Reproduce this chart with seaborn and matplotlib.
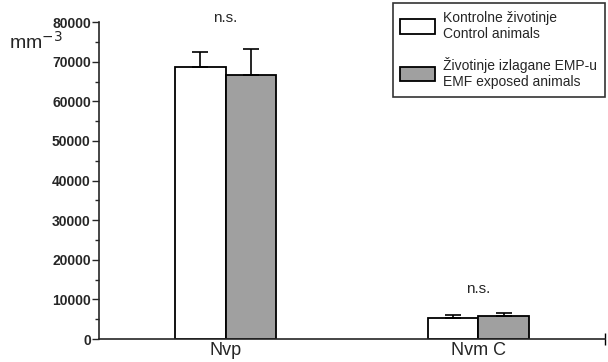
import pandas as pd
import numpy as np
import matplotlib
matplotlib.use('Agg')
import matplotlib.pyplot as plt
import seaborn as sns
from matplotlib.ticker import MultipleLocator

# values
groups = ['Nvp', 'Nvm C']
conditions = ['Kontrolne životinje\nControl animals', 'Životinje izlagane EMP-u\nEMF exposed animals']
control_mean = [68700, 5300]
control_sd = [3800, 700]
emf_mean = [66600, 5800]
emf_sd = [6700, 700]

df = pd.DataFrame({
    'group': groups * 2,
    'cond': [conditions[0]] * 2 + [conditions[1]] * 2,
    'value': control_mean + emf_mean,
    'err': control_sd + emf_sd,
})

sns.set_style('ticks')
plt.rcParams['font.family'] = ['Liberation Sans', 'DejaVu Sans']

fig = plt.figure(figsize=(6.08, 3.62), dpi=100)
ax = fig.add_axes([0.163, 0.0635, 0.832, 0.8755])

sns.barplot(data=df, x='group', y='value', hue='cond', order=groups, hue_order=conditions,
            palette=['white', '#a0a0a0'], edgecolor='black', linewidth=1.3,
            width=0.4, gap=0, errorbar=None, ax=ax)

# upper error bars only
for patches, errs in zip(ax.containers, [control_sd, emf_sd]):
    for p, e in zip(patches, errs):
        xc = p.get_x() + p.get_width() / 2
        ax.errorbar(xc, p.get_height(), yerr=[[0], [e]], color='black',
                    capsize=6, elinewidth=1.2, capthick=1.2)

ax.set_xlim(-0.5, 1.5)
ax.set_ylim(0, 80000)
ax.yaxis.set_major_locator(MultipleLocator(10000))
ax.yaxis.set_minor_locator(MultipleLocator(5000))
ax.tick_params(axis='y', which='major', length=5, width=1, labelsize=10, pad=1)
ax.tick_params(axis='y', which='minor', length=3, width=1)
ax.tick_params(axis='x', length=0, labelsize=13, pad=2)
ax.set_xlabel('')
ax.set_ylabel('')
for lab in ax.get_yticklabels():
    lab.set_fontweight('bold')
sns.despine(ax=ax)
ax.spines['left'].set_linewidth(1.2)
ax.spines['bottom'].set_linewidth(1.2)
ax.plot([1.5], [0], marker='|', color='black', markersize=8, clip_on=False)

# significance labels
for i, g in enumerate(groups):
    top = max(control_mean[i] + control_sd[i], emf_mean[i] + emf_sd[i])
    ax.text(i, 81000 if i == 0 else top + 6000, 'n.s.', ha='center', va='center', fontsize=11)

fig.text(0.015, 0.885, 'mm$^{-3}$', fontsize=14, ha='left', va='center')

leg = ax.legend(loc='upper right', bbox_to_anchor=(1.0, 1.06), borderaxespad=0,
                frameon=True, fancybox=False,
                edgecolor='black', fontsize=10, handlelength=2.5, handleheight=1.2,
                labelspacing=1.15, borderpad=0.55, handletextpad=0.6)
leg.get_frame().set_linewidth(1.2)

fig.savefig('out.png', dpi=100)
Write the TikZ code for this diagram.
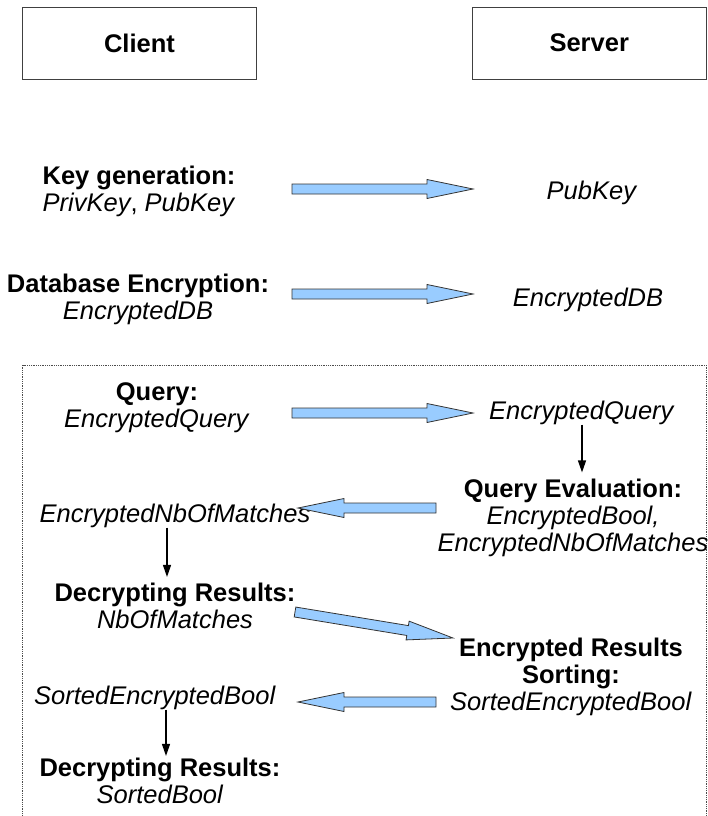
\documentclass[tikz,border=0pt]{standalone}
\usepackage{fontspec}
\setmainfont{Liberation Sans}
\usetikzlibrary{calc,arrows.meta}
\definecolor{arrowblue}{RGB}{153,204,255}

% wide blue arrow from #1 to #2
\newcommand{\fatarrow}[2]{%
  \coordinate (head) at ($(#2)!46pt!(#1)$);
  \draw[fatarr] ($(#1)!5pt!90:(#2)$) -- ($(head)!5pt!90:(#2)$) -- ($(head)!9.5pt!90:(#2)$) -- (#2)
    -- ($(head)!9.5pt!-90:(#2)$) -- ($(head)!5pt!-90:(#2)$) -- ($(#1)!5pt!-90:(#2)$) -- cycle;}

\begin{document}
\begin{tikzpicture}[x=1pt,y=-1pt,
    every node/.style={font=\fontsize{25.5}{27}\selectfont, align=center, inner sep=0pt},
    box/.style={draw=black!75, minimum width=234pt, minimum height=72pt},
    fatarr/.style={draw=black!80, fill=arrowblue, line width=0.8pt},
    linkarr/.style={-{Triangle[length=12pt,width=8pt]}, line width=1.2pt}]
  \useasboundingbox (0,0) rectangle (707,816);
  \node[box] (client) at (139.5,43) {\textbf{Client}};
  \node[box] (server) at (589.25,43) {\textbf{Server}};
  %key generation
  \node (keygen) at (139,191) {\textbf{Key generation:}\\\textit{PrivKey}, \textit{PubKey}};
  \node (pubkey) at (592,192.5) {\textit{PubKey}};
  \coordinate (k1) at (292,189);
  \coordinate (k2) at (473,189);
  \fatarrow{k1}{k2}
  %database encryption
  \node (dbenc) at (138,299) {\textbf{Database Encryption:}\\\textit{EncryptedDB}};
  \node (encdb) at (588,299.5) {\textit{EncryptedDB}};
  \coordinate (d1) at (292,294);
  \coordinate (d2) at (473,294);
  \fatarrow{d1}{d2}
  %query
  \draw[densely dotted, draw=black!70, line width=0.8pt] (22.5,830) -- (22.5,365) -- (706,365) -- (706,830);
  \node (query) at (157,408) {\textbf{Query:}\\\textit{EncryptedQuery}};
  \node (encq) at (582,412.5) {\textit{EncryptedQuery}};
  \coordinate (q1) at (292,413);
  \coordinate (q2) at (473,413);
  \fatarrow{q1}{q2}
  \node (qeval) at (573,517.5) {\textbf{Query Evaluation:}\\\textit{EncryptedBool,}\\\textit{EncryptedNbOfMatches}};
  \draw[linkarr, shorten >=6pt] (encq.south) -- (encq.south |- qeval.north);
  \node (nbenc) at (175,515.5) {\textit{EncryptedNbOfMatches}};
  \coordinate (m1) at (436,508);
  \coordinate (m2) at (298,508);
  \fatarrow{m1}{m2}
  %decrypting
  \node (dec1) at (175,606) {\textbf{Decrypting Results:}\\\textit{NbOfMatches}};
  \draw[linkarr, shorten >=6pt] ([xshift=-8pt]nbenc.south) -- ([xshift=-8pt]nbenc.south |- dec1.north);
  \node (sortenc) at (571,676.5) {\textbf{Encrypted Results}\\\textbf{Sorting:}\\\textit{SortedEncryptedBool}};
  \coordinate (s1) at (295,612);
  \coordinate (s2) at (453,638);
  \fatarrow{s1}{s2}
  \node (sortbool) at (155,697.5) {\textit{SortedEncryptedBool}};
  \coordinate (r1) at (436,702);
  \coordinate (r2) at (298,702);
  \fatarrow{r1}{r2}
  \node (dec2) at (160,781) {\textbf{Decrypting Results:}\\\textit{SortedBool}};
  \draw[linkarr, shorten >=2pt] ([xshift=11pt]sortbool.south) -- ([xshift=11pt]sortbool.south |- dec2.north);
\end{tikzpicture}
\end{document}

__Description of the task__.
Quote the material in full and exactly; do not carry over its pictures.

__Answer to the problem__.
Reproduce this chart with seaborn and matplotlib.
import pandas as pd
import numpy as np
import matplotlib
matplotlib.use('Agg')
import matplotlib.pyplot as plt
import seaborn as sns
from matplotlib.ticker import MultipleLocator

# values
groups = ['Nvp', 'Nvm C']
conditions = ['Kontrolne životinje\nControl animals', 'Životinje izlagane EMP-u\nEMF exposed animals']
control_mean = [68700, 5300]
control_sd = [3800, 700]
emf_mean = [66600, 5800]
emf_sd = [6700, 700]

df = pd.DataFrame({
    'group': groups * 2,
    'cond': [conditions[0]] * 2 + [conditions[1]] * 2,
    'value': control_mean + emf_mean,
    'err': control_sd + emf_sd,
})

sns.set_style('ticks')
plt.rcParams['font.family'] = ['Liberation Sans', 'DejaVu Sans']

fig = plt.figure(figsize=(6.08, 3.62), dpi=100)
ax = fig.add_axes([0.163, 0.0635, 0.832, 0.8755])

sns.barplot(data=df, x='group', y='value', hue='cond', order=groups, hue_order=conditions,
            palette=['white', '#a0a0a0'], edgecolor='black', linewidth=1.3,
            width=0.4, gap=0, errorbar=None, ax=ax)

# upper error bars only
for patches, errs in zip(ax.containers, [control_sd, emf_sd]):
    for p, e in zip(patches, errs):
        xc = p.get_x() + p.get_width() / 2
        ax.errorbar(xc, p.get_height(), yerr=[[0], [e]], color='black',
                    capsize=6, elinewidth=1.2, capthick=1.2)

ax.set_xlim(-0.5, 1.5)
ax.set_ylim(0, 80000)
ax.yaxis.set_major_locator(MultipleLocator(10000))
ax.yaxis.set_minor_locator(MultipleLocator(5000))
ax.tick_params(axis='y', which='major', length=5, width=1, labelsize=10, pad=1)
ax.tick_params(axis='y', which='minor', length=3, width=1)
ax.tick_params(axis='x', length=0, labelsize=13, pad=2)
ax.set_xlabel('')
ax.set_ylabel('')
for lab in ax.get_yticklabels():
    lab.set_fontweight('bold')
sns.despine(ax=ax)
ax.spines['left'].set_linewidth(1.2)
ax.spines['bottom'].set_linewidth(1.2)
ax.plot([1.5], [0], marker='|', color='black', markersize=8, clip_on=False)

# significance labels
for i, g in enumerate(groups):
    top = max(control_mean[i] + control_sd[i], emf_mean[i] + emf_sd[i])
    ax.text(i, 81000 if i == 0 else top + 6000, 'n.s.', ha='center', va='center', fontsize=11)

fig.text(0.015, 0.885, 'mm$^{-3}$', fontsize=14, ha='left', va='center')

leg = ax.legend(loc='upper right', bbox_to_anchor=(1.0, 1.06), borderaxespad=0,
                frameon=True, fancybox=False,
                edgecolor='black', fontsize=10, handlelength=2.5, handleheight=1.2,
                labelspacing=1.15, borderpad=0.55, handletextpad=0.6)
leg.get_frame().set_linewidth(1.2)

fig.savefig('out.png', dpi=100)
Write the TikZ code for this diagram.
\documentclass[tikz,border=0pt]{standalone}
\usepackage{fontspec}
\setmainfont{Liberation Sans}
\usetikzlibrary{calc,arrows.meta}
\definecolor{arrowblue}{RGB}{153,204,255}

% wide blue arrow from #1 to #2
\newcommand{\fatarrow}[2]{%
  \coordinate (head) at ($(#2)!46pt!(#1)$);
  \draw[fatarr] ($(#1)!5pt!90:(#2)$) -- ($(head)!5pt!90:(#2)$) -- ($(head)!9.5pt!90:(#2)$) -- (#2)
    -- ($(head)!9.5pt!-90:(#2)$) -- ($(head)!5pt!-90:(#2)$) -- ($(#1)!5pt!-90:(#2)$) -- cycle;}

\begin{document}
\begin{tikzpicture}[x=1pt,y=-1pt,
    every node/.style={font=\fontsize{25.5}{27}\selectfont, align=center, inner sep=0pt},
    box/.style={draw=black!75, minimum width=234pt, minimum height=72pt},
    fatarr/.style={draw=black!80, fill=arrowblue, line width=0.8pt},
    linkarr/.style={-{Triangle[length=12pt,width=8pt]}, line width=1.2pt}]
  \useasboundingbox (0,0) rectangle (707,816);
  \node[box] (client) at (139.5,43) {\textbf{Client}};
  \node[box] (server) at (589.25,43) {\textbf{Server}};
  %key generation
  \node (keygen) at (139,191) {\textbf{Key generation:}\\\textit{PrivKey}, \textit{PubKey}};
  \node (pubkey) at (592,192.5) {\textit{PubKey}};
  \coordinate (k1) at (292,189);
  \coordinate (k2) at (473,189);
  \fatarrow{k1}{k2}
  %database encryption
  \node (dbenc) at (138,299) {\textbf{Database Encryption:}\\\textit{EncryptedDB}};
  \node (encdb) at (588,299.5) {\textit{EncryptedDB}};
  \coordinate (d1) at (292,294);
  \coordinate (d2) at (473,294);
  \fatarrow{d1}{d2}
  %query
  \draw[densely dotted, draw=black!70, line width=0.8pt] (22.5,830) -- (22.5,365) -- (706,365) -- (706,830);
  \node (query) at (157,408) {\textbf{Query:}\\\textit{EncryptedQuery}};
  \node (encq) at (582,412.5) {\textit{EncryptedQuery}};
  \coordinate (q1) at (292,413);
  \coordinate (q2) at (473,413);
  \fatarrow{q1}{q2}
  \node (qeval) at (573,517.5) {\textbf{Query Evaluation:}\\\textit{EncryptedBool,}\\\textit{EncryptedNbOfMatches}};
  \draw[linkarr, shorten >=6pt] (encq.south) -- (encq.south |- qeval.north);
  \node (nbenc) at (175,515.5) {\textit{EncryptedNbOfMatches}};
  \coordinate (m1) at (436,508);
  \coordinate (m2) at (298,508);
  \fatarrow{m1}{m2}
  %decrypting
  \node (dec1) at (175,606) {\textbf{Decrypting Results:}\\\textit{NbOfMatches}};
  \draw[linkarr, shorten >=6pt] ([xshift=-8pt]nbenc.south) -- ([xshift=-8pt]nbenc.south |- dec1.north);
  \node (sortenc) at (571,676.5) {\textbf{Encrypted Results}\\\textbf{Sorting:}\\\textit{SortedEncryptedBool}};
  \coordinate (s1) at (295,612);
  \coordinate (s2) at (453,638);
  \fatarrow{s1}{s2}
  \node (sortbool) at (155,697.5) {\textit{SortedEncryptedBool}};
  \coordinate (r1) at (436,702);
  \coordinate (r2) at (298,702);
  \fatarrow{r1}{r2}
  \node (dec2) at (160,781) {\textbf{Decrypting Results:}\\\textit{SortedBool}};
  \draw[linkarr, shorten >=2pt] ([xshift=11pt]sortbool.south) -- ([xshift=11pt]sortbool.south |- dec2.north);
\end{tikzpicture}
\end{document}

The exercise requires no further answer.